- _Work to do_:
No pictures belong in the copy; return exactly the lines from the one with "What matplotlib code" through the one with "plt.rcParams['font.family'] = ['Open", both ends included, and nothing else.

- _Entries provided_:

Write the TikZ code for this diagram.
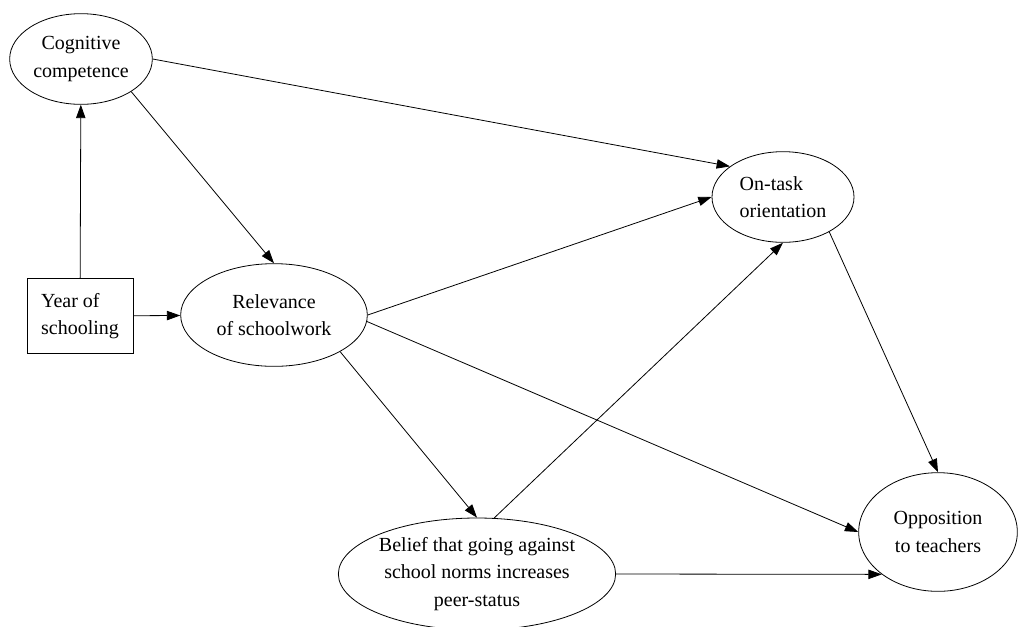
\documentclass[tikz,border=0pt]{standalone}
\usepackage{fontspec}
\setmainfont{Liberation Serif}
\usetikzlibrary{arrows.meta,shapes.geometric}

\begin{document}
\begin{tikzpicture}[x=0.75pt,y=-0.75pt,
    every node/.style={font=\fontsize{15}{20.5}\selectfont},
    factor/.style={draw, ellipse, line width=0.6pt, inner sep=0pt, align=center},
    givenbox/.style={draw, rectangle, line width=0.6pt, inner sep=0pt, align=left},
    link/.style={-{Triangle[length=10pt,width=7pt]}, line width=0.6pt}]
        \useasboundingbox (0,0) rectangle (1020,626);
        \node[factor, minimum width=107pt, minimum height=68pt] (cog) at (81,59) {Cognitive\\competence};
        \node[givenbox, minimum width=79.5pt, minimum height=56pt] (year) at (80,316) {Year of\\schooling};
        \node[factor, minimum width=140pt, minimum height=77pt] (rel) at (274,315) {Relevance\\of schoolwork};
        \node[factor, minimum width=106.5pt, minimum height=68pt, align=left] (task) at (783,197) {On-task\\orientation};
        \node[factor, minimum width=119pt, minimum height=89pt] (opp) at (938,532) {Opposition\\to teachers};
        \node[factor, minimum width=202pt, minimum height=84pt] (belief) at (477,574) {Belief that going against\\school norms increases\\peer-status};
        % paths
        \draw[link] (year) -- (cog);
        \draw[link] (year) -- (rel);
        \draw[link] (cog.-33) -- (rel.north);
        \draw[link] (cog.east) -- (task.150);
        \draw[link] (rel.east) -- (task.west);
        \draw[link] (rel.-4) -- (opp.west);
        \draw[link] (rel.-29) -- (belief.north);
        \draw[link] (belief.73) -- (task.south);
        \draw[link] (task.-37) -- (opp.north);
        \draw[link] (belief.east) -- (opp.217);
      \end{tikzpicture}
\end{document}
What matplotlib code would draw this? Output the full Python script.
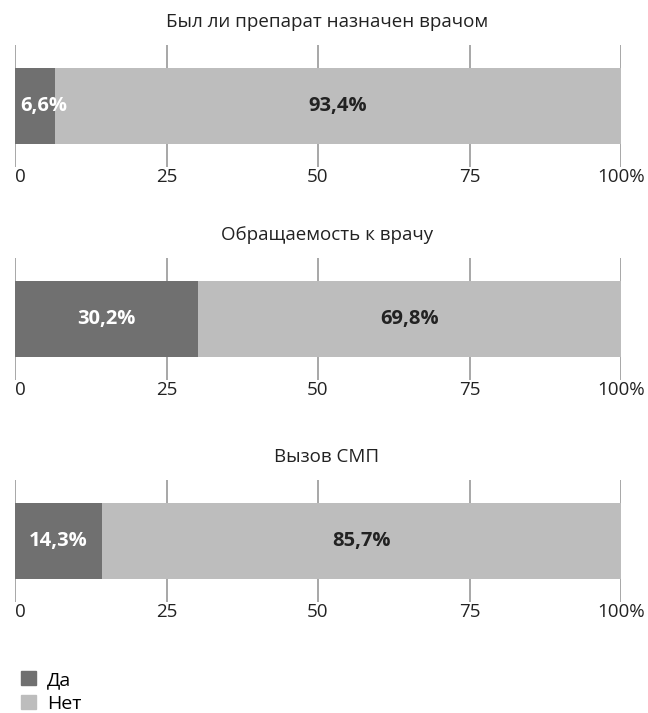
import matplotlib.pyplot as plt
from matplotlib.patches import Patch
from matplotlib import transforms

plt.rcParams['font.family'] = ['Open Sans', 'DejaVu Sans']

titles = ['Был ли препарат назначен врачом', 'Обращаемость к врачу', 'Вызов СМП']
yes_vals = [6.6, 30.2, 14.3]
no_vals = [93.4, 69.8, 85.7]
series_names = ['Да', 'Нет']
ticks = [0, 25, 50, 75, 100]
tick_labels = ['0', '25', '50', '75', '100%']

dark = '#707070'
light = '#bdbdbd'
grid_c = '#a0a0a0'
txt = '#222222'

W, H = 648, 713
fig = plt.figure(figsize=(W / 100, H / 100), dpi=100)

# pixel layout of the three panels (top edge of gridlines)
panel_tops = [45, 258, 480]
panel_h = 122
x0, x1 = 15, 621


def pct(v):
    return f'{v:.1f}%'.replace('.', ',')


for i in range(3):
    top = panel_tops[i]
    ax = fig.add_axes([x0 / W, 1 - (top + panel_h) / H, (x1 - x0) / W, panel_h / H])
    ax.set_xlim(0, 100)
    ax.set_ylim(0, 1)
    for t in ticks:
        ax.axvline(t, color=grid_c, lw=1.3, zorder=0)
    y, wbar = yes_vals[i], no_vals[i]
    ax.barh(0.5, y, height=0.615, left=0, color=dark, zorder=2)
    ax.barh(0.5, wbar, height=0.615, left=y, color=light, zorder=2)
    if y < 10:
        # narrow segment: start the label just inside the bar
        off = transforms.offset_copy(ax.transData, fig=fig, x=5, y=0, units='dots')
        ax.text(0, 0.5, pct(y), transform=off, ha='left', va='center',
                color='white', fontsize=14.5, fontweight='bold', zorder=3)
    else:
        ax.text(y / 2, 0.5, pct(y), ha='center', va='center',
                color='white', fontsize=14.5, fontweight='bold', zorder=3)
    ax.text(y + wbar / 2, 0.5, pct(wbar), ha='center', va='center',
            color=txt, fontsize=14.5, fontweight='bold', zorder=3)
    ax.axis('off')

    # tick labels below the panel
    trans = transforms.blended_transform_factory(ax.transData, ax.transAxes)
    for t, lab in zip(ticks, tick_labels):
        ax.text(t, -0.085, lab, transform=trans, ha='left' if t == 0 else 'center',
                va='center', fontsize=13.5, color=txt)

    fig.text(327 / W, 1 - (top - 23) / H, titles[i], ha='center', va='center',
             fontsize=13.5, color=txt)

handles = [Patch(color=dark), Patch(color=light)]
fig.legend(handles, series_names, loc='upper left', bbox_to_anchor=(21 / W, 1 - 671 / H),
           frameon=False, fontsize=14, handlelength=0.75, handleheight=0.75,
           handletextpad=0.6, labelspacing=0.3, borderpad=0, borderaxespad=0)

fig.savefig('out.png', dpi=100)
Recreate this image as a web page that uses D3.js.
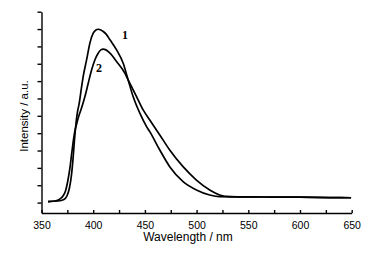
<!DOCTYPE html>
<html>
<head>
<meta charset="utf-8">
<script src="https://cdn.jsdelivr.net/npm/d3@7"></script>
<style>
html,body{margin:0;padding:0;background:#fff;}
svg{display:block;}
</style>
</head>
<body>
<svg id="chart" width="371" height="258"></svg>
<script>
// Wavelength (nm) samples and intensities (a.u.)
const wavelength1 = [356.3,365.9,371.7,374.6,377.0,379.0,380.4,381.9,383.3,384.8,386.5,388.8,390.3,393.6,396.8,400.0,402.6,404.8,407.4,409.7,412.3,416.2,422.6,429.0,433.8,438.6,445.1,451.6,454.7,464.4,474.0,486.9,499.8,512.7,522.3,541.6,570.6,599.5,628.5,649.4];
const intensity1  = [0.06,0.09,0.18,0.38,0.84,1.59,2.46,3.61,4.53,5.22,5.73,6.68,7.26,8.22,9.19,9.76,9.95,9.99,9.95,9.86,9.72,9.38,8.80,8.03,7.07,6.11,5.15,4.38,4.09,3.03,2.07,1.21,0.73,0.44,0.34,0.33,0.32,0.31,0.29,0.28];

const wavelength2 = [356.3,363.0,367.9,370.8,373.2,375.6,377.5,379.4,380.9,382.3,383.8,385.5,388.8,392.0,395.2,398.5,401.6,404.8,407.4,409.7,412.3,416.2,422.6,430.6,433.8,441.9,448.3,454.7,464.4,474.0,486.9,499.8,512.7,522.3,531.9,541.6,570.6,599.5,628.5,649.4];
const intensity2  = [0.06,0.09,0.21,0.38,0.67,1.30,2.00,2.92,3.61,4.13,4.48,4.88,5.46,6.11,6.88,7.65,8.22,8.61,8.80,8.84,8.80,8.61,8.13,7.46,7.07,6.11,5.34,4.76,3.90,3.03,2.07,1.30,0.73,0.44,0.34,0.33,0.32,0.31,0.29,0.28];

const xTicks = [350,375,400,425,450,475,500,525,550,575,600,625,650];
const xTickLabels = ["350","","400","","450","","500","","550","","600","","650"];
const yTicks = [0,1,2,3,4,5,6,7,8,9,10,11];
const seriesLabels = ["1","2"];
const labelPositions = [[430.7,9.45],[405.6,7.55]]; // data coords of curve labels
const xTitle = "Wavelength / nm";
const yTitle = "Intensity / a.u.";

const svg = d3.select("#chart");
const x = d3.scaleLinear().domain([350,650]).range([41.5,351.7]);
const y = d3.scaleLinear().domain([-0.6,11]).range([213,11.7]);

// Left axis: outward ticks, no labels
const yAxis = d3.axisLeft(y).tickValues(yTicks).tickSizeInner(4).tickSizeOuter(0).tickFormat("");
const gy = svg.append("g").attr("transform","translate(41.5,0)").call(yAxis);
gy.selectAll("path,line").attr("stroke","#000").attr("stroke-width",1.4);

// Bottom axis: inward ticks, labels every 50
const xAxis = d3.axisBottom(x).tickValues(xTicks).tickSizeInner(-3).tickSizeOuter(0)
  .tickFormat((d,i)=>xTickLabels[i]);
const gx = svg.append("g").attr("transform","translate(0,213)").call(xAxis);
gx.selectAll("path,line").attr("stroke","#000").attr("stroke-width",1.4);
gx.selectAll("text").attr("y",15.5).attr("dy",null)
  .attr("font-family","'Liberation Sans', Arial, sans-serif").attr("font-size","10.5px").attr("fill","#000");

// Lines
const line = d3.line().x(d=>x(d[0])).y(d=>y(d[1])).curve(d3.curveMonotoneX);
const s1 = wavelength1.map((w,i)=>[w,intensity1[i]]);
const s2 = wavelength2.map((w,i)=>[w,intensity2[i]]);
[s1,s2].forEach(s=>{
  svg.append("path").datum(s).attr("d",line)
    .attr("fill","none").attr("stroke","#000").attr("stroke-width",1.7).attr("stroke-linejoin","round");
});

// Curve labels
seriesLabels.forEach((t,i)=>{
  svg.append("text").attr("x",x(labelPositions[i][0])).attr("y",y(labelPositions[i][1]))
    .attr("text-anchor","middle").attr("font-family","'Liberation Serif', 'Times New Roman', serif")
    .attr("font-weight","bold").attr("font-size","12px").attr("fill","#000").text(t);
});

// Axis titles
svg.append("text").attr("x",188).attr("y",241).attr("text-anchor","middle")
  .attr("font-family","'Liberation Sans', Arial, sans-serif").attr("font-size","12px").attr("fill","#000").text(xTitle);
svg.append("text").attr("transform","translate(28,116) rotate(-90)").attr("text-anchor","middle")
  .attr("font-family","'Liberation Sans', Arial, sans-serif").attr("font-size","11.5px").attr("fill","#000").text(yTitle);
</script>
</body>
</html>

- _Written response_:
What matplotlib code would draw this? Output the full Python script.
import matplotlib.pyplot as plt
from matplotlib.patches import Patch
from matplotlib import transforms

plt.rcParams['font.family'] = ['Open Sans', 'DejaVu Sans']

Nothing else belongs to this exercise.